Eternal value comes from doing the will of God.
Now, what John is saying in verse 17 isn't that doing God's will gives you eternal life. Salvation is by grace alone, through faith alone, in Christ alone.
Instead, what he is saying is that we have intimate fellowship with God - we abide in Christ - by obeying Him.
And so, we come full circle from the test of righteousness to the test of love and back to the test of righteousness.
These two cannot be separated. Indeed, as we will see next week, these two cannot be separated from the test of belief, either.
Do you want to experience true Christian fellowship? Then walk in the Light. Practice righteousness.

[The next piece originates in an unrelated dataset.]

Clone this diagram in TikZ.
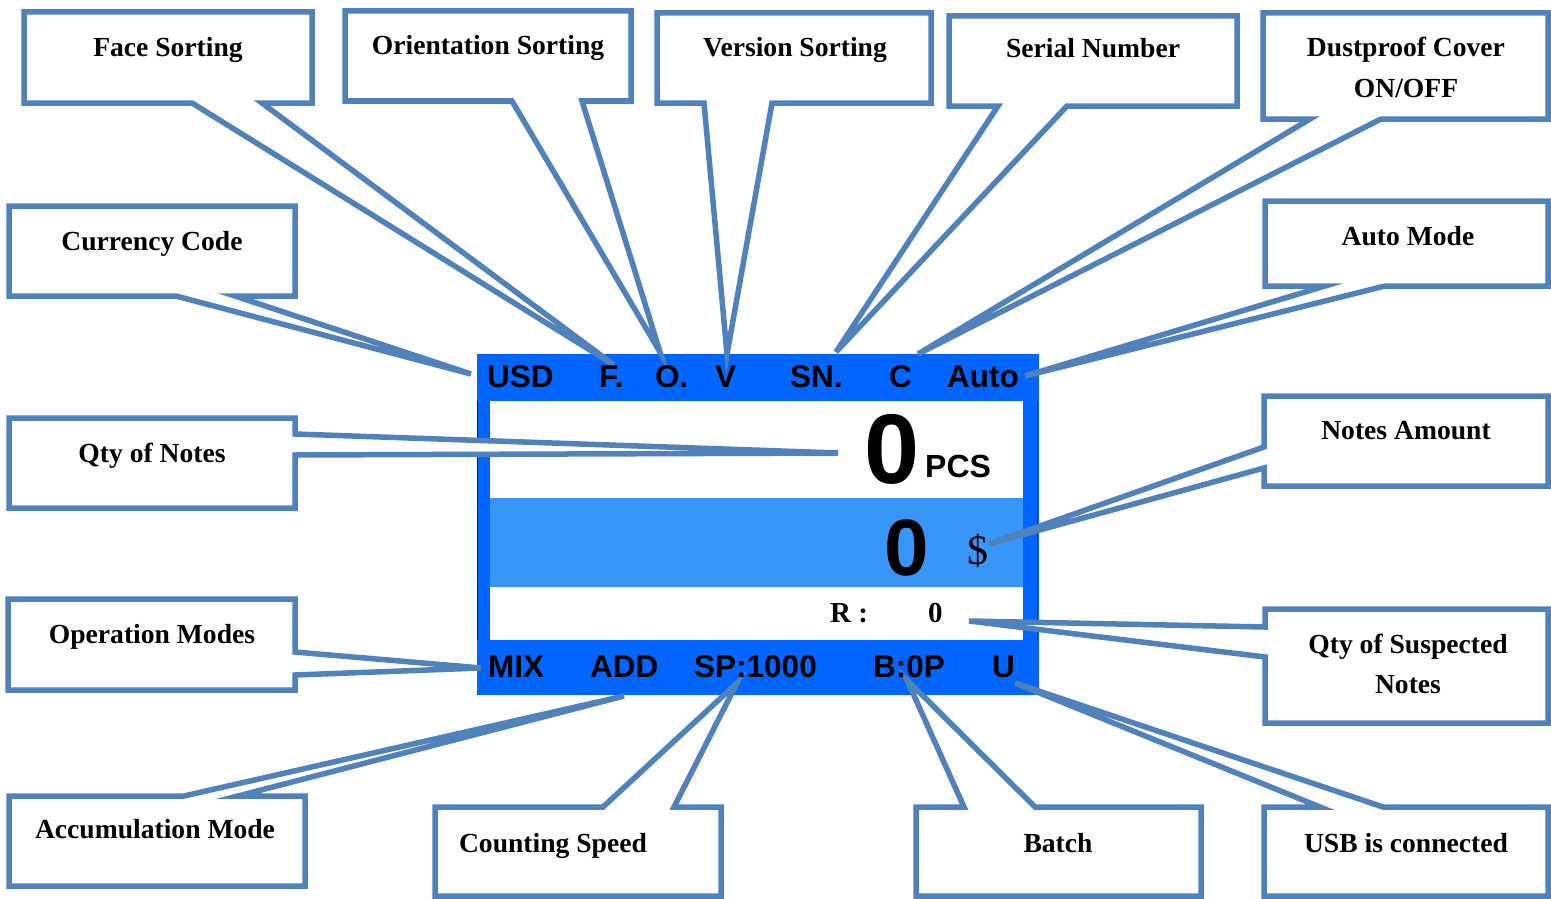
\documentclass[tikz,border=0pt]{standalone}
\usepackage{fontspec}
\setmainfont{Liberation Serif}
\newfontfamily\arialf{Liberation Sans}
\definecolor{cb}{RGB}{79,129,189}
\definecolor{lcdblue}{RGB}{0,102,255}
\definecolor{lcdband}{RGB}{56,150,250}
\definecolor{lcddark}{RGB}{20,30,60}
\tikzset{
  callout/.style={draw=cb, fill=white, line width=5.5pt, line join=miter},
  lab/.style={font=\fontsize{27.6}{41}\selectfont\bfseries, anchor=base, inner sep=0pt, align=center},
  lcdtxt/.style={font=\arialf\bfseries\fontsize{31.5}{32}\selectfont, anchor=base west, inner sep=0pt},
}
\begin{document}
\begin{tikzpicture}[x=1pt,y=-1pt]
\useasboundingbox (0,0) rectangle (1551,899);
\fill[white] (0,0) rectangle (1551,899);
% LCD
\fill[lcdblue] (477,354) rectangle (1039,695);
\fill[white] (490,401) rectangle (1023,640);
\fill[lcdband] (490,498) rectangle (1023,587);
\draw[lcddark, line width=1pt] (477.5,401) -- (477.5,640);
\draw[lcddark, line width=1pt] (1037.5,401) -- (1037.5,640);
% tips
\coordinate (tF) at (614,365);
\coordinate (tO) at (660,352);
\coordinate (tV) at (727,354);
\coordinate (tSN) at (836,352);
\coordinate (tC) at (918,354);
\coordinate (tA) at (1025,376);
\coordinate (tU) at (471,374);
\coordinate (tQ) at (838,453);
\coordinate (tD) at (989,544);
\coordinate (tM) at (481,668);
\coordinate (tAdd) at (624,696);
\coordinate (tSP) at (737,683);
\coordinate (tB) at (907,680);
\coordinate (tUSB) at (1015,683);
\coordinate (tR) at (969,621);
% callouts
\draw[callout] (24,12) -- (312,12) -- (312,103) -- (262,103) -- (tF) -- (192,103) -- (24,103) -- cycle;
\draw[callout] (345,11) -- (631,11) -- (631,101) -- (582,101) -- (tO) -- (512,101) -- (345,101) -- cycle;
\draw[callout] (657,13) -- (931,13) -- (931,103) -- (772,103) -- (tV) -- (704,103) -- (657,103) -- cycle;
\draw[callout] (949,16) -- (1237,16) -- (1237,106) -- (1067,106) -- (tSN) -- (998,106) -- (949,106) -- cycle;
\draw[callout] (1263,13) -- (1548,13) -- (1548,119) -- (1381,119) -- (tC) -- (1310,119) -- (1263,119) -- cycle;
\draw[callout] (1265,201) -- (1548,201) -- (1548,286) -- (1385,286) -- (tA) -- (1325,286) -- (1265,286) -- cycle;
\draw[callout] (9,206) -- (295,206) -- (295,296) -- (235,296) -- (tU) -- (176,296) -- (9,296) -- cycle;
\draw[callout] (9,418) -- (295,418) -- (295,434) -- (tQ) -- (295,455) -- (295,508) -- (9,508) -- cycle;
\draw[callout] (1264,396) -- (1548,396) -- (1548,486) -- (1264,486) -- (1264,468) -- (tD) -- (1264,447) -- cycle;
\draw[callout] (8,599) -- (295,599) -- (295,652) -- (tM) -- (295,675) -- (295,690) -- (8,690) -- cycle;
\draw[callout] (9,796) -- (184,796) -- (tAdd) -- (238,796) -- (305,796) -- (305,886) -- (9,886) -- cycle;
\draw[callout] (435,807) -- (603,807) -- (tSP) -- (674,807) -- (721,807) -- (721,896) -- (435,896) -- cycle;
\draw[callout] (916,807) -- (964,807) -- (tB) -- (1035,807) -- (1201,807) -- (1201,896) -- (916,896) -- cycle;
\draw[callout] (1264,807) -- (1320,807) -- (tUSB) -- (1383,807) -- (1548,807) -- (1548,896) -- (1264,896) -- cycle;
\draw[callout] (1265,609) -- (1548,609) -- (1548,723) -- (1265,723) -- (1265,657) -- (tR) -- (1265,627) -- cycle;
% callout labels
\node[lab] (lFace) at (168,57) {Face Sorting};
\node[lab] (lOrient) at (488,55) {Orientation Sorting};
\node[lab] (lVer) at (795,57) {Version Sorting};
\node[lab] (lSer) at (1093,58) {Serial Number};
\node[lab] (lDust1) at (1406,57) {Dustproof Cover};
\node[lab] (lDust2) at (1406,98) {ON/OFF};
\node[lab] (lAuto) at (1408,245) {Auto Mode};
\node[lab] (lCur) at (152,250) {Currency Code};
\node[lab] (lQty) at (152,462) {Qty of Notes};
\node[lab] (lAmt) at (1406,439) {Notes Amount};
\node[lab] (lOp) at (152,643) {Operation Modes};
\node[lab] (lAcc) at (155,838) {Accumulation Mode};
\node[lab] (lSpd) at (553,852) {Counting Speed};
\node[lab] (lBat) at (1058,852) {Batch};
\node[lab] (lUSB) at (1406,852) {USB is connected};
\node[lab] (lSus1) at (1408,653) {Qty of Suspected};
\node[lab] (lSus2) at (1408,693) {Notes};
% LCD texts
\node[lcdtxt] (dUSD) at (487,387) {USD};
\node[lcdtxt] (dF) at (599,387) {F.};
\node[lcdtxt] (dO) at (655,387) {O.};
\node[lcdtxt] (dV) at (715,387) {V};
\node[lcdtxt] (dSN) at (790,387) {SN.};
\node[lcdtxt] (dC) at (889,387) {C};
\node[lcdtxt] (dAuto) at (947,387) {Auto};
\node[lcdtxt] (dMIX) at (488,677) {MIX};
\node[lcdtxt] (dADD) at (590,677) {ADD};
\node[lcdtxt] (dSP) at (694,677) {SP:1000};
\node[lcdtxt] (dB) at (873,677) {B:0P};
\node[lcdtxt] (dU) at (992,677) {U};
\node[anchor=base west, inner sep=0pt, font=\arialf\bfseries\fontsize{99}{100}\selectfont] (dZero1) at (864,483) {0};
\node[anchor=base west, inner sep=0pt, font=\arialf\bfseries\fontsize{32}{34}\selectfont] (dPCS) at (925,477) {PCS};
\node[anchor=base west, inner sep=0pt, font=\arialf\bfseries\fontsize{80}{82}\selectfont] (dZero2) at (884,575) {0};
\node[anchor=center, inner sep=0pt, font=\fontsize{42}{44}\selectfont] (dDollar) at (978,551) {\$};
\node[anchor=base west, inner sep=0pt, font=\bfseries\fontsize{29}{30}\selectfont] (dR) at (830,622) {R :};
\node[anchor=base west, inner sep=0pt, font=\bfseries\fontsize{29}{30}\selectfont] (dR0) at (928,622) {0};
\end{tikzpicture}
\end{document}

Do you want to experience true fellowship with God? Then love one another with the sacrificial love of Abraham, who placed the person he loved most on the altar. Love one another with the sacrificial love of God, who sent the Son He had loved since before the beginning of time to bring salvation to mankind. Love with the sacrificial love of Jesus,
Philippians 2:6-8 NASB95
who, although He existed in the form of God, did not regard equality with God a thing to be grasped, but emptied Himself, taking the form of a bond-servant, and being made in the likeness of men. [And] being found in appearance as a man, He humbled Himself by becoming obedient to the point of death, even death on a cross.
Is this hard to do? Of course it is! In fact, it's impossible if we are not in intimate fellowship with God.
But with God, all things are possible.
So, brothers and sisters, I want to challenge you today to start doing the impossible. Start loving with an impossible love.